Give the listing below again in full, exactly as written.
________________________________________
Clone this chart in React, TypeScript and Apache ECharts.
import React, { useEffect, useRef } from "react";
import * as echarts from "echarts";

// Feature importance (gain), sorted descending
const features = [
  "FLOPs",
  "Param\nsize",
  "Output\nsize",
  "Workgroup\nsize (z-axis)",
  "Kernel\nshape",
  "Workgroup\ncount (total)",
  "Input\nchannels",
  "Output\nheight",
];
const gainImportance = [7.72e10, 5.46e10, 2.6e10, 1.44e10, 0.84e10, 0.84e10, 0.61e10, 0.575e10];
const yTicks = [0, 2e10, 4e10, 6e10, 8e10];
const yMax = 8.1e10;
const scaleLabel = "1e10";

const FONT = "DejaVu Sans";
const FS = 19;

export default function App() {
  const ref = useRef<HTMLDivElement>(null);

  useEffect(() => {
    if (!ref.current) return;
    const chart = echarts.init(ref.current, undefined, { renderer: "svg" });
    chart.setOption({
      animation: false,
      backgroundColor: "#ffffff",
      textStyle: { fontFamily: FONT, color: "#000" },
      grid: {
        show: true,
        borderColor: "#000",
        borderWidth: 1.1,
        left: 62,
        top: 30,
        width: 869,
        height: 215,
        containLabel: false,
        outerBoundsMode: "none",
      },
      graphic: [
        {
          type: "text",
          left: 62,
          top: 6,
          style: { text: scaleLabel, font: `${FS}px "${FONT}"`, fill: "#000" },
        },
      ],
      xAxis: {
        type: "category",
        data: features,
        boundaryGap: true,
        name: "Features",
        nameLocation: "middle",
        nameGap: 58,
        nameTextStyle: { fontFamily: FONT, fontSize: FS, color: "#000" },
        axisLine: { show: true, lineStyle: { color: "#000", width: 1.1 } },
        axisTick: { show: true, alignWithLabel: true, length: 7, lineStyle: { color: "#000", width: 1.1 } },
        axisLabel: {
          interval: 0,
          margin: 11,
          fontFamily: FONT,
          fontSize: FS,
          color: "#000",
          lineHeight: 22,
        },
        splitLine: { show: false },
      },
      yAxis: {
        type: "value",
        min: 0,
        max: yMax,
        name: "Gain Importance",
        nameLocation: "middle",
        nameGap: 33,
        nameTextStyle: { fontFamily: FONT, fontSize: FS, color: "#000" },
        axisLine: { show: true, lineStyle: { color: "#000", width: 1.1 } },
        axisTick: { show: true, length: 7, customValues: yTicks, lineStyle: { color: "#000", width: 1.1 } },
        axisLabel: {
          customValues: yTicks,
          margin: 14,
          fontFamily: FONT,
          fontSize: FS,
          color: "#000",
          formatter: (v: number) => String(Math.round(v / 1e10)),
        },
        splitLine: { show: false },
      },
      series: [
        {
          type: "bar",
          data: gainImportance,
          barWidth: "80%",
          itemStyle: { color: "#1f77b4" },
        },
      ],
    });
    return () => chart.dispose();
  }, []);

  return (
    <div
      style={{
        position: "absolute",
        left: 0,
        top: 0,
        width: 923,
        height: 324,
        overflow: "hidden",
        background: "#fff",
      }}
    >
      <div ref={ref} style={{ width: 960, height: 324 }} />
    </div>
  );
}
________________________________________
TASK RESULT |
Clone this chart in React, TypeScript and Apache ECharts.
import React, { useEffect, useRef } from "react";
import * as echarts from "echarts";

// Feature importance (gain), sorted descending
const features = [
  "FLOPs",
  "Param\nsize",
  "Output\nsize",
  "Workgroup\nsize (z-axis)",
  "Kernel\nshape",
  "Workgroup\ncount (total)",
  "Input\nchannels",
  "Output\nheight",
];
const gainImportance = [7.72e10, 5.46e10, 2.6e10, 1.44e10, 0.84e10, 0.84e10, 0.61e10, 0.575e10];
const yTicks = [0, 2e10, 4e10, 6e10, 8e10];
const yMax = 8.1e10;
const scaleLabel = "1e10";

const FONT = "DejaVu Sans";
const FS = 19;

export default function App() {
  const ref = useRef<HTMLDivElement>(null);

  useEffect(() => {
    if (!ref.current) return;
    const chart = echarts.init(ref.current, undefined, { renderer: "svg" });
    chart.setOption({
      animation: false,
      backgroundColor: "#ffffff",
      textStyle: { fontFamily: FONT, color: "#000" },
      grid: {
        show: true,
        borderColor: "#000",
        borderWidth: 1.1,
        left: 62,
        top: 30,
        width: 869,
        height: 215,
        containLabel: false,
        outerBoundsMode: "none",
      },
      graphic: [
        {
          type: "text",
          left: 62,
          top: 6,
          style: { text: scaleLabel, font: `${FS}px "${FONT}"`, fill: "#000" },
        },
      ],
      xAxis: {
        type: "category",
        data: features,
        boundaryGap: true,
        name: "Features",
        nameLocation: "middle",
        nameGap: 58,
        nameTextStyle: { fontFamily: FONT, fontSize: FS, color: "#000" },
        axisLine: { show: true, lineStyle: { color: "#000", width: 1.1 } },
        axisTick: { show: true, alignWithLabel: true, length: 7, lineStyle: { color: "#000", width: 1.1 } },
        axisLabel: {
          interval: 0,
          margin: 11,
          fontFamily: FONT,
          fontSize: FS,
          color: "#000",
          lineHeight: 22,
        },
        splitLine: { show: false },
      },
      yAxis: {
        type: "value",
        min: 0,
        max: yMax,
        name: "Gain Importance",
        nameLocation: "middle",
        nameGap: 33,
        nameTextStyle: { fontFamily: FONT, fontSize: FS, color: "#000" },
        axisLine: { show: true, lineStyle: { color: "#000", width: 1.1 } },
        axisTick: { show: true, length: 7, customValues: yTicks, lineStyle: { color: "#000", width: 1.1 } },
        axisLabel: {
          customValues: yTicks,
          margin: 14,
          fontFamily: FONT,
          fontSize: FS,
          color: "#000",
          formatter: (v: number) => String(Math.round(v / 1e10)),
        },
        splitLine: { show: false },
      },
      series: [
        {
          type: "bar",
          data: gainImportance,
          barWidth: "80%",
          itemStyle: { color: "#1f77b4" },
        },
      ],
    });
    return () => chart.dispose();
  }, []);

  return (
    <div
      style={{
        position: "absolute",
        left: 0,
        top: 0,
        width: 923,
        height: 324,
        overflow: "hidden",
        background: "#fff",
      }}
    >
      <div ref={ref} style={{ width: 960, height: 324 }} />
    </div>
  );
}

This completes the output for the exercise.